Sunday, February 10, 2008

Modernization of Religion?

Had an interesting conversation with a few friends over dinner last night that got me thinking a bit. As we all know, Christianity, or for the most part, all of the religions, has become more open/accepting over the years. But since I guess I'm most familiar with Christianity, I'll stick to that. There is alot of the "traditional vs. revolutional" discussion, ever since, forever. As secular culture evolves, it seems like the church follows suits. I guess most relevant example would be worship music - there are alot of debates for hymns vs. more modern worship music. While I will not take sides because it is not necessary for this discussion, but with this example, we can see that as the secular culture evolves, the culture at the church also evolves with it. While the "typical" argument would be that the church is simply providing people, mainly teenagers, something relevant and familiar to them, and thus does not discourage the congregation to come as they feel what they are doing is "old-school", but is that a religion evolving, or is that a religion modernizing itself to remain "relevant" to society. Are the true purpose of religion (or have the true purpose, or will it ever be) lost as the culture of the church continues to try to remain "relevant" to the secular society, and the continous attempt to appeal to the youth culture.

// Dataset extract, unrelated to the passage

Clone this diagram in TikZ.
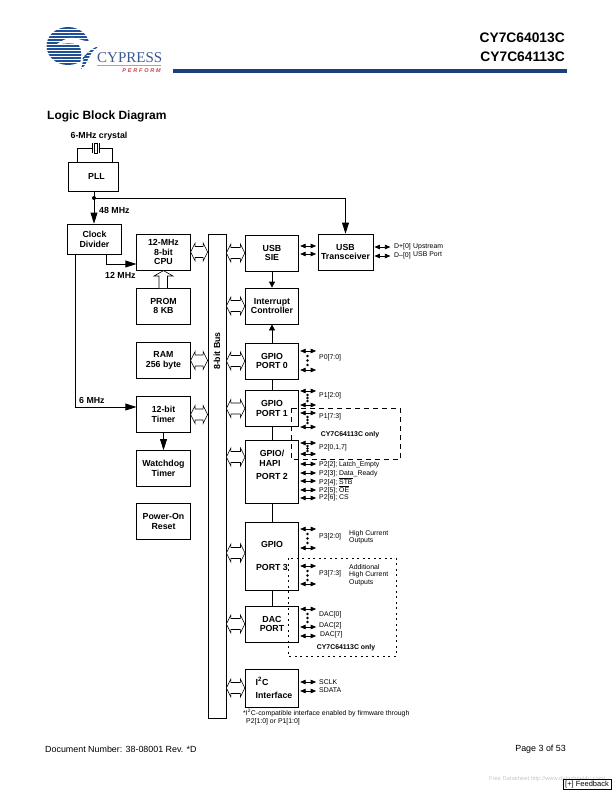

Probably sounded alot like a bunch of mumble jumble, but definitely something that got me thinking...

1 comment:

Albert said...

good thoughts man. Sometimes its sad that it doesn't work more the other way, where the Church (having the freedom in Christ) is on the front lines in creating culture where people may live uniquely at such a time and place we are in today.

However, that being said, could it also work both ways? The Church is not so much conforming to culture, but embracing a culture's uniqueness and understanding that the God we so worship is a creative God who embraces all kinds of way of living.

That being said though, we often embrace both the good and the bad, and we (The Church) forget where to stand up - and it just becomes relativism.